• PROMPT:
Only the pictures stay out; every record is to be quoted exactly.

• DATASET EXCERPTS:
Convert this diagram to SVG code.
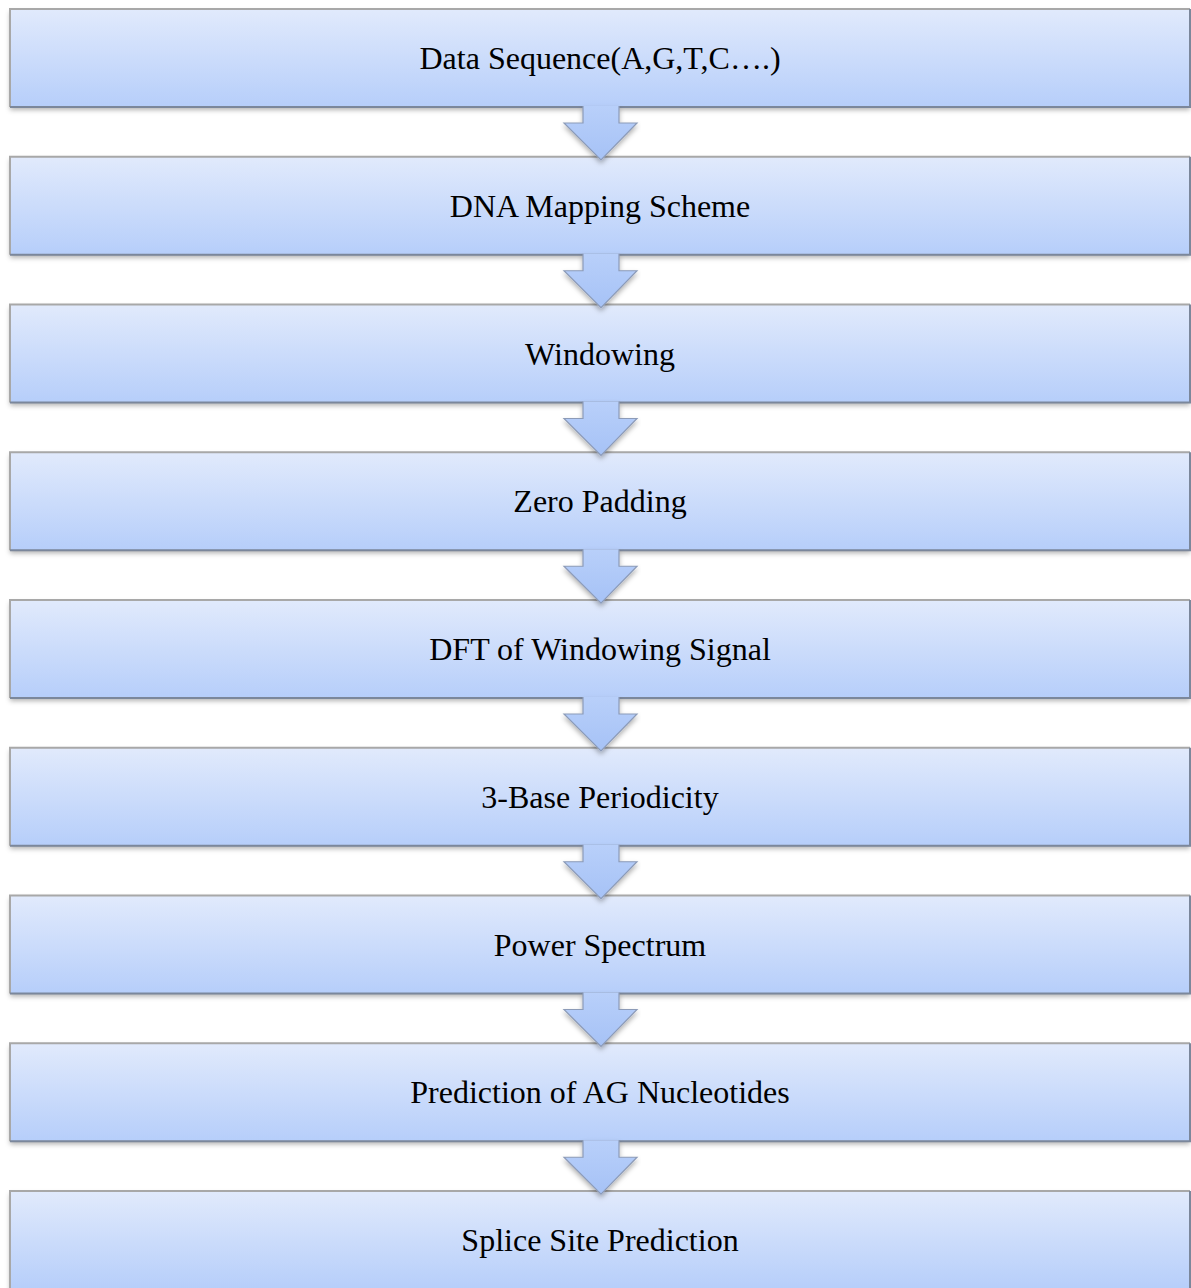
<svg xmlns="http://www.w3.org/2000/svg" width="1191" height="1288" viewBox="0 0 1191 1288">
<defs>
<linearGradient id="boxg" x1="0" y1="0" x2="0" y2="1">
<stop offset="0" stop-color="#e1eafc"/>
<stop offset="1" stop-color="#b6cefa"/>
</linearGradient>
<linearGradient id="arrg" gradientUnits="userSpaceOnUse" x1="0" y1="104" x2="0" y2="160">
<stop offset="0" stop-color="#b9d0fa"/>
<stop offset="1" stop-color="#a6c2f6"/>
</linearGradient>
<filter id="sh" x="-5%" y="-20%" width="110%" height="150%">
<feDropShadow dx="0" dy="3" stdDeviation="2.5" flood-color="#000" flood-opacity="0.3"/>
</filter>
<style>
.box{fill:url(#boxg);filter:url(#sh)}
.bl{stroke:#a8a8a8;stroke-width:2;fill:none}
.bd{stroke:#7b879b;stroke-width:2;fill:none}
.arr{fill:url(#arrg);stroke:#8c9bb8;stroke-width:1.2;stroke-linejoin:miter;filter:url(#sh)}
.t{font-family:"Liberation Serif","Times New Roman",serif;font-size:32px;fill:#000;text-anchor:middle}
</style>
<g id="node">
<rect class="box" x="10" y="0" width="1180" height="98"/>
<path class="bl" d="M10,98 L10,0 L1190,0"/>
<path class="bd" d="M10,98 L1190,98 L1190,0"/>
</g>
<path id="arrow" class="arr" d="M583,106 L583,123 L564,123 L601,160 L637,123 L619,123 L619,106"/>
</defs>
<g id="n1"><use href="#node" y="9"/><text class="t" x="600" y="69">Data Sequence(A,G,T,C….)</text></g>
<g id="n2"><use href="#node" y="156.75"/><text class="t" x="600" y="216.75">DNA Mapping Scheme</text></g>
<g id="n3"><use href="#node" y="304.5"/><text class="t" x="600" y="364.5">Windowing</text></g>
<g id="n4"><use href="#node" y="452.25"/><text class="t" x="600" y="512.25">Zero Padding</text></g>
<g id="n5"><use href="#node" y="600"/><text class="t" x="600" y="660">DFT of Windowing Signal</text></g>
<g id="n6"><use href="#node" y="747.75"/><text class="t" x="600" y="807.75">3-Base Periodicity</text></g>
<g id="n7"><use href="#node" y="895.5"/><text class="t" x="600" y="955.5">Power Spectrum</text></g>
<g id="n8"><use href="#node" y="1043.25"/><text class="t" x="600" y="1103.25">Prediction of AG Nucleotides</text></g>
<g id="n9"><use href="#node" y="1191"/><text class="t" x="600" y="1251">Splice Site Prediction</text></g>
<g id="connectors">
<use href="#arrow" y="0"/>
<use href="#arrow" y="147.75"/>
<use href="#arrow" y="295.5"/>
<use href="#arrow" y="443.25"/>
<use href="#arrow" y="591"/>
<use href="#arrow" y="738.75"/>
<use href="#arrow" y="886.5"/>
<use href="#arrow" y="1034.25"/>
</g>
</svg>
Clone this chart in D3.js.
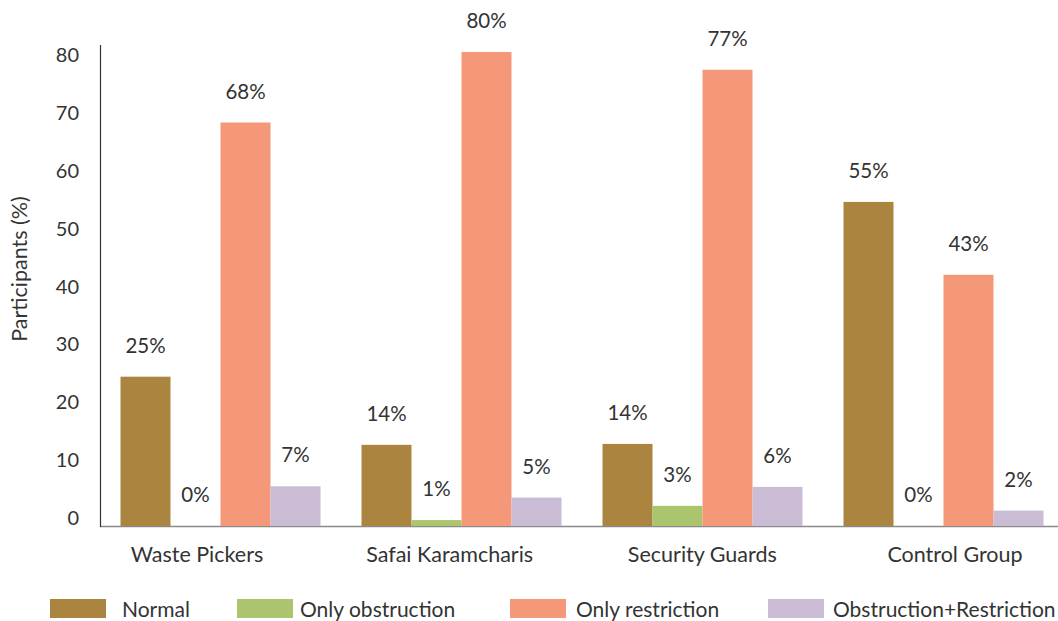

• TASK RESPONSE:
Convert this diagram to SVG code.
<svg xmlns="http://www.w3.org/2000/svg" width="1191" height="1288" viewBox="0 0 1191 1288">
<defs>
<linearGradient id="boxg" x1="0" y1="0" x2="0" y2="1">
<stop offset="0" stop-color="#e1eafc"/>
<stop offset="1" stop-color="#b6cefa"/>
</linearGradient>
<linearGradient id="arrg" gradientUnits="userSpaceOnUse" x1="0" y1="104" x2="0" y2="160">
<stop offset="0" stop-color="#b9d0fa"/>
<stop offset="1" stop-color="#a6c2f6"/>
</linearGradient>
<filter id="sh" x="-5%" y="-20%" width="110%" height="150%">
<feDropShadow dx="0" dy="3" stdDeviation="2.5" flood-color="#000" flood-opacity="0.3"/>
</filter>
<style>
.box{fill:url(#boxg);filter:url(#sh)}
.bl{stroke:#a8a8a8;stroke-width:2;fill:none}
.bd{stroke:#7b879b;stroke-width:2;fill:none}
.arr{fill:url(#arrg);stroke:#8c9bb8;stroke-width:1.2;stroke-linejoin:miter;filter:url(#sh)}
.t{font-family:"Liberation Serif","Times New Roman",serif;font-size:32px;fill:#000;text-anchor:middle}
</style>
<g id="node">
<rect class="box" x="10" y="0" width="1180" height="98"/>
<path class="bl" d="M10,98 L10,0 L1190,0"/>
<path class="bd" d="M10,98 L1190,98 L1190,0"/>
</g>
<path id="arrow" class="arr" d="M583,106 L583,123 L564,123 L601,160 L637,123 L619,123 L619,106"/>
</defs>
<g id="n1"><use href="#node" y="9"/><text class="t" x="600" y="69">Data Sequence(A,G,T,C….)</text></g>
<g id="n2"><use href="#node" y="156.75"/><text class="t" x="600" y="216.75">DNA Mapping Scheme</text></g>
<g id="n3"><use href="#node" y="304.5"/><text class="t" x="600" y="364.5">Windowing</text></g>
<g id="n4"><use href="#node" y="452.25"/><text class="t" x="600" y="512.25">Zero Padding</text></g>
<g id="n5"><use href="#node" y="600"/><text class="t" x="600" y="660">DFT of Windowing Signal</text></g>
<g id="n6"><use href="#node" y="747.75"/><text class="t" x="600" y="807.75">3-Base Periodicity</text></g>
<g id="n7"><use href="#node" y="895.5"/><text class="t" x="600" y="955.5">Power Spectrum</text></g>
<g id="n8"><use href="#node" y="1043.25"/><text class="t" x="600" y="1103.25">Prediction of AG Nucleotides</text></g>
<g id="n9"><use href="#node" y="1191"/><text class="t" x="600" y="1251">Splice Site Prediction</text></g>
<g id="connectors">
<use href="#arrow" y="0"/>
<use href="#arrow" y="147.75"/>
<use href="#arrow" y="295.5"/>
<use href="#arrow" y="443.25"/>
<use href="#arrow" y="591"/>
<use href="#arrow" y="738.75"/>
<use href="#arrow" y="886.5"/>
<use href="#arrow" y="1034.25"/>
</g>
</svg>
Clone this chart in D3.js.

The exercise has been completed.